Perhaps less than perfect, or so Dumars concluded. Billups would have been playing alongside a ball-dominant shooting guard, Jerry Stackhouse, a year ahead of free agency and looking for a big season to secure a maximum contract. Just a few weeks before training camp was set to open, Dumars dealt Stackhouse to Washington for the guy who would become Robin to Billups’ Batman. Their connection formed before camp broke that October.

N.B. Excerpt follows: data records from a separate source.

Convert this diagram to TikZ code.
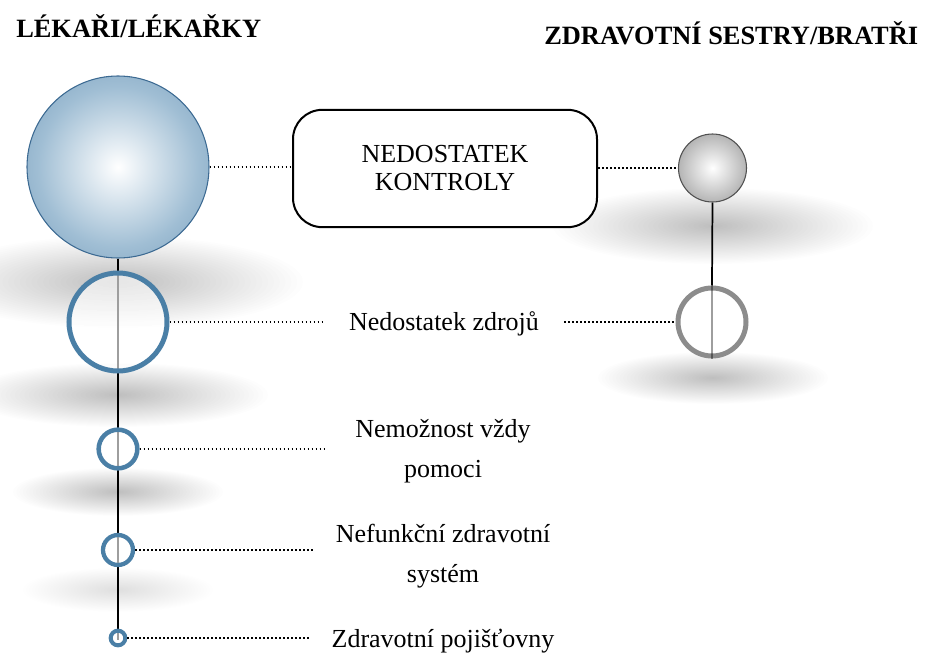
\documentclass[tikz,border=0pt]{standalone}
\usepackage{fontspec}
\setmainfont{Liberation Serif}
\definecolor{ringblue}{RGB}{74,127,166}
\definecolor{sphedge}{RGB}{88,133,170}
\definecolor{sphmid}{RGB}{160,190,212}
\definecolor{sphstroke}{RGB}{60,106,146}
\definecolor{greyedge}{RGB}{112,112,112}
\definecolor{greystroke}{RGB}{80,80,80}
\definecolor{ringgrey}{RGB}{140,140,140}
\pgfdeclareradialshading{bluesph}{\pgfpoint{0bp}{0bp}}{color(0bp)=(white); color(22bp)=(sphmid); color(48bp)=(sphedge); color(100bp)=(sphedge)}
\pgfdeclareradialshading{greysph}{\pgfpoint{0bp}{0bp}}{color(0bp)=(white); color(48bp)=(greyedge); color(100bp)=(greyedge)}
\newcommand\sshadow[5]{%
  \foreach \k in {1,...,32}{%
    \fill[black, opacity=#5] (#1,#2) ellipse ({#3*\k/32} and {#4*\k/32});%
  }%
}
\begin{document}
\begin{tikzpicture}[x=0.75pt,y=-0.75pt,
  bluering/.style={circle, draw=ringblue, fill=white, fill opacity=0.62, draw opacity=1, inner sep=0pt},
  greyring/.style={circle, draw=ringgrey, fill=white, fill opacity=0.62, draw opacity=1, inner sep=0pt},
  dotline/.style={line width=1.4pt, dash pattern=on 1.4pt off 1.6pt},
  stem/.style={line width=1.3pt, black},
  titletext/.style={font=\fontsize{19.8}{24}\selectfont\bfseries, inner sep=0pt},
  bodytext/.style={font=\fontsize{19.5}{30}\selectfont, inner sep=0pt, align=center},
  box/.style={draw, line width=1.5pt, rounded corners=22pt, fill=white, minimum width=228pt, minimum height=88pt, align=center, font=\fontsize{19.5}{21}\selectfont}
]
\useasboundingbox (0,0) rectangle (929,653);
% shadows
\sshadow{118}{282}{185}{46}{0.0085}
\sshadow{118}{395}{150}{32}{0.0075}
\sshadow{118}{492}{105}{24}{0.006}
\sshadow{118}{590}{95}{22}{0.005}
\sshadow{713}{226}{160}{38}{0.0065}
\sshadow{713}{378}{115}{26}{0.006}

% titles
\node[titletext, anchor=base west] (tl) at (16,37) {LÉKAŘI/LÉKAŘKY};
\node[titletext, anchor=base west] (tr) at (544,45) {ZDRAVOTNÍ SESTRY/BRATŘI};

% left column
\node[circle, inner sep=0pt, minimum size=136.5pt, draw=sphstroke, line width=0.8pt, shading=bluesph] (bigsph) at (118,167) {};
\coordinate (stemend) at (118,640);
\draw[stem] (bigsph.south) -- (stemend);
\node[bluering, line width=3.75pt, minimum size=73.5pt] (ring1) at (118,322) {};
\node[bluering, line width=3.4pt, minimum size=29pt] (ring2) at (118,449) {};
\node[bluering, line width=3.2pt, minimum size=22.5pt] (ring3) at (118,550) {};
\node[bluering, line width=3pt, minimum size=11pt] (ring4) at (118,638) {};

% right column
\node[circle, inner sep=0pt, minimum size=51pt, draw=greystroke, line width=0.8pt, shading=greysph] (greysph) at (712.5,168) {};
\node[greyring, line width=3.75pt, minimum size=51pt] (ring5) at (712,322) {};
\draw[stem] (greysph.south) -- (ring5.north);
\draw[stem, opacity=0.38] (ring5.north) -- (ring5.south);

% box
\node[box] (kontrola) at (445,168.5) {NEDOSTATEK\\KONTROLY};

% texts
\node[bodytext, anchor=base] (t1) at (444,330) {Nedostatek zdrojů};
\node[bodytext, anchor=base] (t2) at (443,477) {Nemožnost vždy\\pomoci};
\node[bodytext, anchor=base] (t3) at (443,582) {Nefunkční zdravotní\\systém};
\node[bodytext, anchor=base] (t4) at (443,647) {Zdravotní pojišťovny};

% dotted connectors
\draw[dotline] (bigsph.east) -- (bigsph.east -| kontrola.west);
\draw[dotline] (kontrola.east |- greysph.west) -- (greysph.west);
\coordinate (d1a) at (324,322);
\coordinate (d1b) at (564,322);
\draw[dotline] (ring1.east) -- (d1a);
\draw[dotline] (d1b) -- (ring5.west);
\coordinate (d2) at (325,449);
\draw[dotline] (ring2.east) -- (d2);
\coordinate (d3) at (313,550);
\draw[dotline] (ring3.east) -- (d3);
\coordinate (d4) at (309,638);
\draw[dotline] (ring4.east) -- (d4);
\end{tikzpicture}
\end{document}
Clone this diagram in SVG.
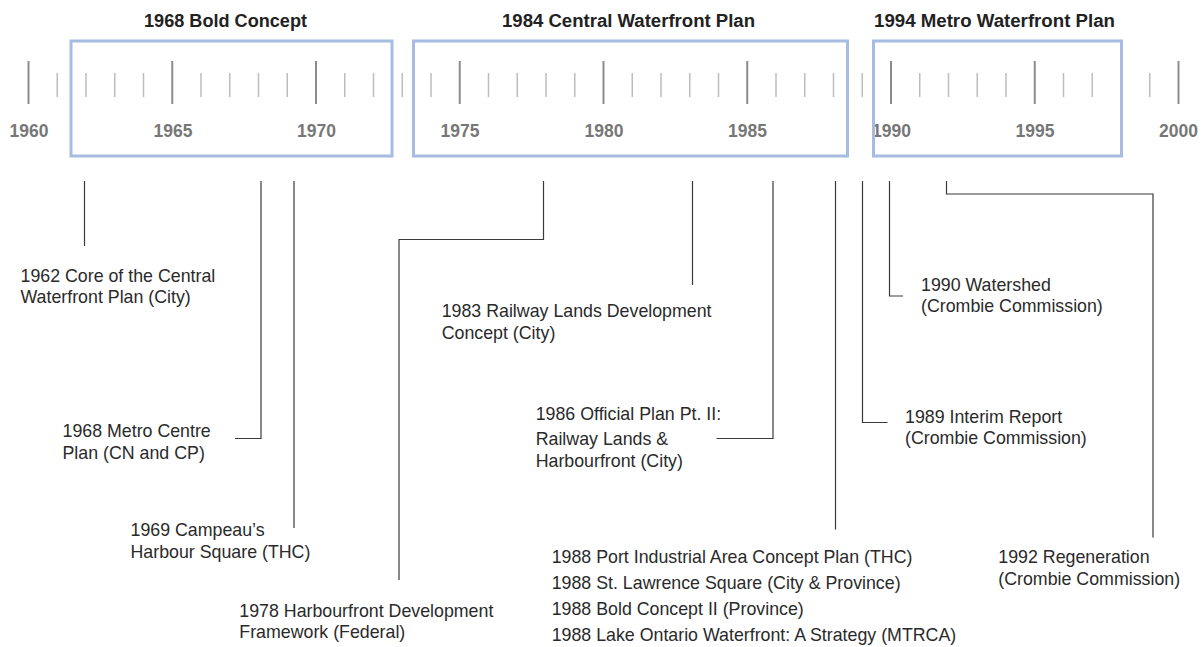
<svg xmlns="http://www.w3.org/2000/svg" width="1204" height="647" viewBox="0 0 1204 647">
<style>
.title{font-family:"Liberation Sans",Arial,sans-serif;font-weight:bold;font-size:18.8px;fill:#222}
.yr{font-family:"Liberation Sans",Arial,sans-serif;font-weight:bold;font-size:17.5px;fill:#777;text-anchor:middle}
.lbl{font-family:"Liberation Sans",Arial,sans-serif;font-size:17.8px;fill:#2a2a2a}
.box{fill:none;stroke:#a6bce2;stroke-width:3}
.maj{stroke:#8c8c8c;stroke-width:2}
.min{stroke:#bdbdbd;stroke-width:1.5}
.con{fill:none;stroke:#3a3a3a;stroke-width:1.2}
</style>
<rect width="1204" height="647" fill="#fff"/>
<g id="axis">
<g class="maj">
<line x1="28.5" y1="61" x2="28.5" y2="104"/>
<line x1="172.25" y1="61" x2="172.25" y2="104"/>
<line x1="316" y1="61" x2="316" y2="104"/>
<line x1="459.75" y1="61" x2="459.75" y2="104"/>
<line x1="603.5" y1="61" x2="603.5" y2="104"/>
<line x1="747.25" y1="61" x2="747.25" y2="104"/>
<line x1="891" y1="61" x2="891" y2="104"/>
<line x1="1034.75" y1="61" x2="1034.75" y2="104"/>
<line x1="1178.5" y1="61" x2="1178.5" y2="104"/>
</g>
<g class="min">
<line x1="57.25" y1="73" x2="57.25" y2="97"/>
<line x1="86" y1="73" x2="86" y2="97"/>
<line x1="114.75" y1="73" x2="114.75" y2="97"/>
<line x1="143.5" y1="73" x2="143.5" y2="97"/>
<line x1="201" y1="73" x2="201" y2="97"/>
<line x1="229.75" y1="73" x2="229.75" y2="97"/>
<line x1="258.5" y1="73" x2="258.5" y2="97"/>
<line x1="287.25" y1="73" x2="287.25" y2="97"/>
<line x1="344.75" y1="73" x2="344.75" y2="97"/>
<line x1="373.5" y1="73" x2="373.5" y2="97"/>
<line x1="402.25" y1="73" x2="402.25" y2="97"/>
<line x1="431" y1="73" x2="431" y2="97"/>
<line x1="488.5" y1="73" x2="488.5" y2="97"/>
<line x1="517.25" y1="73" x2="517.25" y2="97"/>
<line x1="546" y1="73" x2="546" y2="97"/>
<line x1="574.75" y1="73" x2="574.75" y2="97"/>
<line x1="632.25" y1="73" x2="632.25" y2="97"/>
<line x1="661" y1="73" x2="661" y2="97"/>
<line x1="689.75" y1="73" x2="689.75" y2="97"/>
<line x1="718.5" y1="73" x2="718.5" y2="97"/>
<line x1="776" y1="73" x2="776" y2="97"/>
<line x1="804.75" y1="73" x2="804.75" y2="97"/>
<line x1="833.5" y1="73" x2="833.5" y2="97"/>
<line x1="862.25" y1="73" x2="862.25" y2="97"/>
<line x1="919.75" y1="73" x2="919.75" y2="97"/>
<line x1="948.5" y1="73" x2="948.5" y2="97"/>
<line x1="977.25" y1="73" x2="977.25" y2="97"/>
<line x1="1006" y1="73" x2="1006" y2="97"/>
<line x1="1063.5" y1="73" x2="1063.5" y2="97"/>
<line x1="1092.25" y1="73" x2="1092.25" y2="97"/>
<line x1="1121" y1="73" x2="1121" y2="97"/>
<line x1="1149.75" y1="73" x2="1149.75" y2="97"/>
</g>
<text class="yr" x="29" y="137">1960</text>
<text class="yr" x="173" y="137">1965</text>
<text class="yr" x="316.5" y="137">1970</text>
<text class="yr" x="460" y="137">1975</text>
<text class="yr" x="604" y="137">1980</text>
<text class="yr" x="747.5" y="137">1985</text>
<text class="yr" x="891.5" y="137">1990</text>
<text class="yr" x="1035" y="137">1995</text>
<text class="yr" x="1178.5" y="137">2000</text>
</g>
<g id="period-1968">
<rect class="box" x="71" y="41" width="321" height="115"/>
<text class="title" x="144" y="27" textLength="163" lengthAdjust="spacingAndGlyphs">1968 Bold Concept</text>
</g>
<g id="period-1984">
<rect class="box" x="413.5" y="41" width="434" height="115"/>
<text class="title" x="502" y="27" textLength="253" lengthAdjust="spacingAndGlyphs">1984 Central Waterfront Plan</text>
</g>
<g id="period-1994">
<rect class="box" x="873.5" y="41" width="248" height="115"/>
<text class="title" x="874" y="27" textLength="241" lengthAdjust="spacingAndGlyphs">1994 Metro Waterfront Plan</text>
</g>
<g id="connectors" class="con">
<path d="M84.5 181V246"/>
<path d="M261 181V438.5H235"/>
<path d="M294 181V528"/>
<path d="M543.5 181V239.5H399V580"/>
<path d="M692.5 181V285"/>
<path d="M773 181V438.5H716.5"/>
<path d="M835.5 181V529.5"/>
<path d="M862.5 181V422.5H887.5"/>
<path d="M889.5 181V296H903"/>
<path d="M946.5 181V194H1153V537.5"/>
</g>
<g id="ev-1962">
<text class="lbl" x="20.5" y="281.7">1962 Core of the Central</text>
<text class="lbl" x="20.5" y="303.2">Waterfront Plan (City)</text>
</g>
<g id="ev-1968">
<text class="lbl" x="62.5" y="436.7">1968 Metro Centre</text>
<text class="lbl" x="62.5" y="458.7">Plan (CN and CP)</text>
</g>
<g id="ev-1969">
<text class="lbl" x="130.5" y="536">1969 Campeau’s</text>
<text class="lbl" x="130.5" y="557.5">Harbour Square (THC)</text>
</g>
<g id="ev-1978">
<text class="lbl" x="239.3" y="616.7">1978 Harbourfront Development</text>
<text class="lbl" x="239.3" y="638">Framework (Federal)</text>
</g>
<g id="ev-1983">
<text class="lbl" x="441.7" y="317.3">1983 Railway Lands Development</text>
<text class="lbl" x="441.7" y="339">Concept (City)</text>
</g>
<g id="ev-1986">
<text class="lbl" x="535.7" y="420">1986 Official Plan Pt. II:</text>
<text class="lbl" x="535.7" y="444.5">Railway Lands &amp;</text>
<text class="lbl" x="535.7" y="466.5">Harbourfront (City)</text>
</g>
<g id="ev-1988">
<text class="lbl" x="551.7" y="562.7">1988 Port Industrial Area Concept Plan (THC)</text>
<text class="lbl" x="551.7" y="588.5">1988 St. Lawrence Square (City &amp; Province)</text>
<text class="lbl" x="551.7" y="615">1988 Bold Concept II (Province)</text>
<text class="lbl" x="551.7" y="641">1988 Lake Ontario Waterfront: A Strategy (MTRCA)</text>
</g>
<g id="ev-1989">
<text class="lbl" x="905" y="422.7">1989 Interim Report</text>
<text class="lbl" x="905" y="443.7">(Crombie Commission)</text>
</g>
<g id="ev-1990">
<text class="lbl" x="921" y="290.7">1990 Watershed</text>
<text class="lbl" x="921" y="311.7">(Crombie Commission)</text>
</g>
<g id="ev-1992">
<text class="lbl" x="998.3" y="563.3">1992 Regeneration</text>
<text class="lbl" x="998.3" y="584.5">(Crombie Commission)</text>
</g>
</svg>
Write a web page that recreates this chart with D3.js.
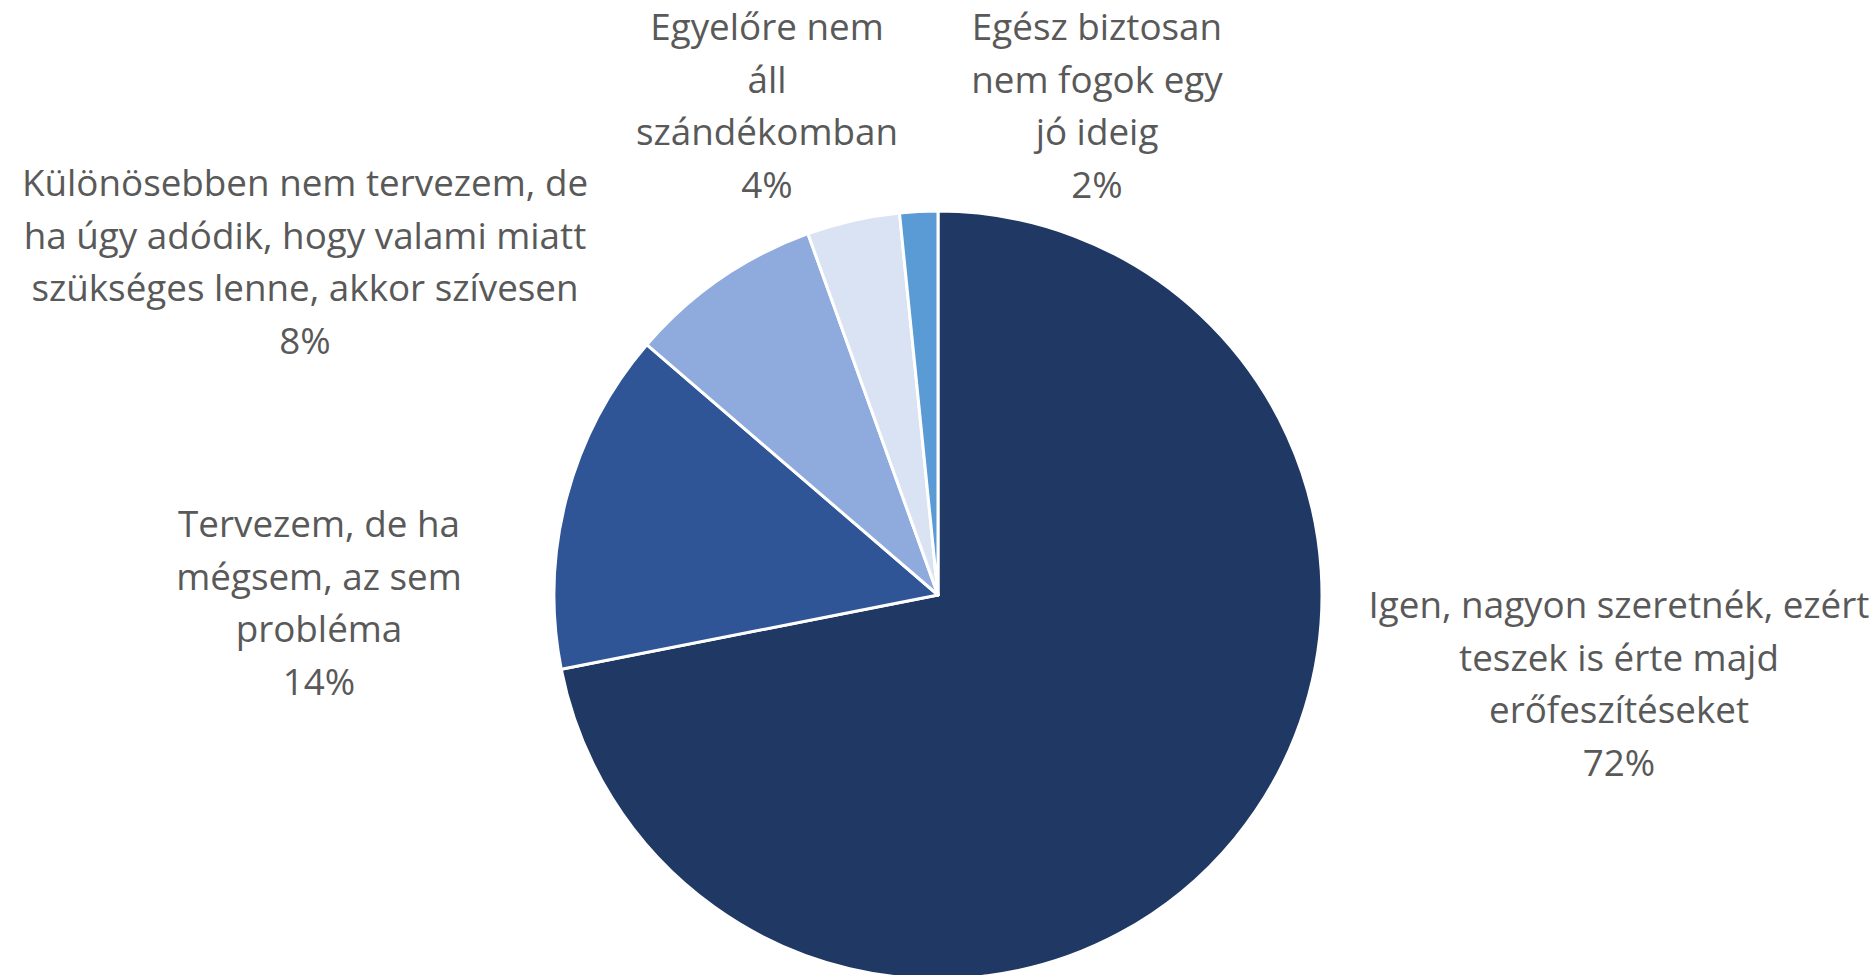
<!DOCTYPE html>
<html>
<head>
<meta charset="utf-8">
<script src="https://cdn.jsdelivr.net/npm/d3@7"></script>
<style>
  html, body { margin: 0; padding: 0; background: #ffffff; }
  svg { display: block; }
</style>
</head>
<body>
<svg id="chart" width="1875" height="975"></svg>
<script>
// ---- data ----
const categories = [
  "Igen, nagyon szeretnék, ezért\nteszek is érte majd\nerőfeszítéseket",
  "Tervezem, de ha\nmégsem, az sem\nprobléma",
  "Különösebben nem tervezem, de\nha úgy adódik, hogy valami miatt\nszükséges lenne, akkor szívesen",
  "Egyelőre nem\náll\nszándékomban",
  "Egész biztosan\nnem fogok egy\njó ideig"
];
const values = [71.9, 14.4, 8.2, 3.9, 1.6];
const percentLabels = ["72%", "14%", "8%", "4%", "2%"];
const colors = ["#203864", "#2F5597", "#8FAADC", "#DAE3F3", "#5B9BD5"];

// ---- layout (label anchor positions, chart pixels) ----
const labelPos = [
  [1619, 604],
  [319, 523],
  [305, 182],
  [767, 26],
  [1097, 26]
];

const W = 1875, H = 975;
const cx = 938, cy = 595, R = 384;
const lineH = 52.5;

const svg = d3.select("#chart");
const g = svg.append("g").attr("transform", `translate(${cx},${cy})`);

const pie = d3.pie().sort(null).value(d => d);
const arc = d3.arc().innerRadius(0).outerRadius(R);

g.selectAll("path")
  .data(pie(values))
  .join("path")
  .attr("d", arc)
  .attr("fill", (d, i) => colors[i])
  .attr("stroke", "#ffffff")
  .attr("stroke-width", 3)
  .attr("stroke-linejoin", "round");

const labels = svg.append("g")
  .attr("font-family", "'Open Sans', 'Noto Sans', sans-serif")
  .attr("font-size", 36.8)
  .attr("fill", "#595959")
  .attr("text-anchor", "middle");

categories.forEach((c, i) => {
  const lines = c.split("\n").concat([percentLabels[i]]);
  const t = labels.append("text")
    .attr("x", labelPos[i][0])
    .attr("y", labelPos[i][1])
    .attr("dominant-baseline", "central");
  lines.forEach((ln, j) => {
    t.append("tspan")
      .attr("x", labelPos[i][0])
      .attr("y", labelPos[i][1] + j * lineH)
      .text(ln);
  });
});
</script>
</body>
</html>
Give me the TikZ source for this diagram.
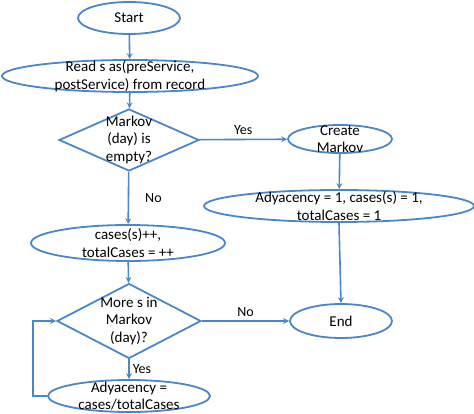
\documentclass[tikz,border=0pt]{standalone}
\usepackage{fontspec}
\setmainfont{Carlito}
\usetikzlibrary{shapes.geometric}
\definecolor{lineblue}{RGB}{74,134,200}

\begin{document}
\begin{tikzpicture}
 [
  x=1pt, y=-1pt,
  >=stealth,
  every label/.style = {align=center, font=\fontsize{15}{17.5}\selectfont, inner sep=0pt},
  term/.style  = {draw=lineblue, ellipse, line width=1.8pt, inner sep=0pt},
  cond/.style  = {draw=lineblue, diamond, line width=1.8pt, inner sep=0pt},
  flow/.style  = {draw=lineblue, line width=1.6pt, ->},
  tag/.style   = {font=\fontsize{14}{16}\selectfont, inner sep=1pt},
 ]
 \useasboundingbox (0,0) rectangle (474,414);

 % left column
 \node (start) at (129,18) [term, minimum width=102, minimum height=32,
   label = {center:Start}]{};
 \node (read) at (130,76) [term, minimum width=256, minimum height=32,
   label = {center:Read s as(preService,\\postService) from record}]{};
 \node (isempty) at (129,140) [cond, minimum width=140, minimum height=62,
   label = {center:Markov\\(day) is\\empty?}]{};
 \node (cases) at (128,243) [term, minimum width=194, minimum height=36,
   label = {center:cases(s)++,\\totalCases = ++}]{};
 \node (more) at (129,321) [cond, minimum width=144, minimum height=75,
   label = {center:More s in\\Markov\\(day)?}]{};
 \node (adjnorm) at (129,396) [term, minimum width=162, minimum height=32,
   label = {center:Adyacency =\\cases/totalCases}]{};

 % right column
 \node (create) at (340,139) [term, minimum width=104, minimum height=28,
   label = {center:Create\\Markov}]{};
 \node (adjinit) at (339,206) [term, minimum width=270, minimum height=32,
   label = {center:Adyacency = 1, cases(s) = 1,\\totalCases = 1}]{};
 \node (end) at (341,321) [term, minimum width=102, minimum height=34,
   label = {center:End}]{};

 \draw[flow] (start) -- (read);
 \draw[flow] (read) -- (isempty);
 \draw[flow] (isempty) -- node[tag, midway, above=3pt]{Yes} (create);
 \draw[flow] (isempty) -- node[tag, midway, right=15pt]{No} (cases);
 \draw[flow] (create) -- (adjinit);
 \draw[flow] (adjinit.south) -- (end.north);
 \draw[flow] (cases) -- (more);
 \draw[flow] (more) -- node[tag, midway, above=3pt]{No} (end);
 \draw[flow] (more) -- node[tag, midway, right=2pt]{Yes} (adjnorm);
 \draw[flow] (adjnorm.west) -- ++(-14,0) |- (more.west);
\end{tikzpicture}
\end{document}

“You go through training camp and you’re just competing so hard and we’re all really trying to mark our territory,” Billups said. “Who are we going to be? What’s my role? What’s going to be his role? Not long thereafter, you start playing preseason games and I’m seeing how this dude is just in constant motion at all times and high energy, unbelievable motor – some of the things I’m not. And I said, ‘Man, this is going to be a perfect marriage.’ It didn’t long at all for him and I to build a terrific bond.”

That’s what made them unique among NBA champions. And if unique is an overused word – it is – it applies in its purest sense to the Goin’ to Work era Pistons. All of them but Prince had played elsewhere in the NBA before their paths merged in Detroit – some of them many other elsewheres – and to a man they describe their Pistons experience as wholly unique.

“It was rare. It was rare then and it’s rare now,” Billups said of their camaraderie. “I say it to this day: It’ll never happen how it happened for us. It was an anomaly. It really was. You’re talking about so many guys that had been thrown away in other situations. When you usually get guys like that together, they’re just so worried about making it themselves that they forget about what’s important – and that’s winning.

“We realized that the best thing we could do is win together and everybody’s brand would be elevated. Most of us, quite frankly – especially before we came here – weren’t superstars that could carry a franchise. We weren’t that guy. But collectively, we found out that pulling together and doing it the right way, we could all be stars.”

One by one, those stars are aligning themselves again in The Palace firmament. Sometimes, you just know it’s right.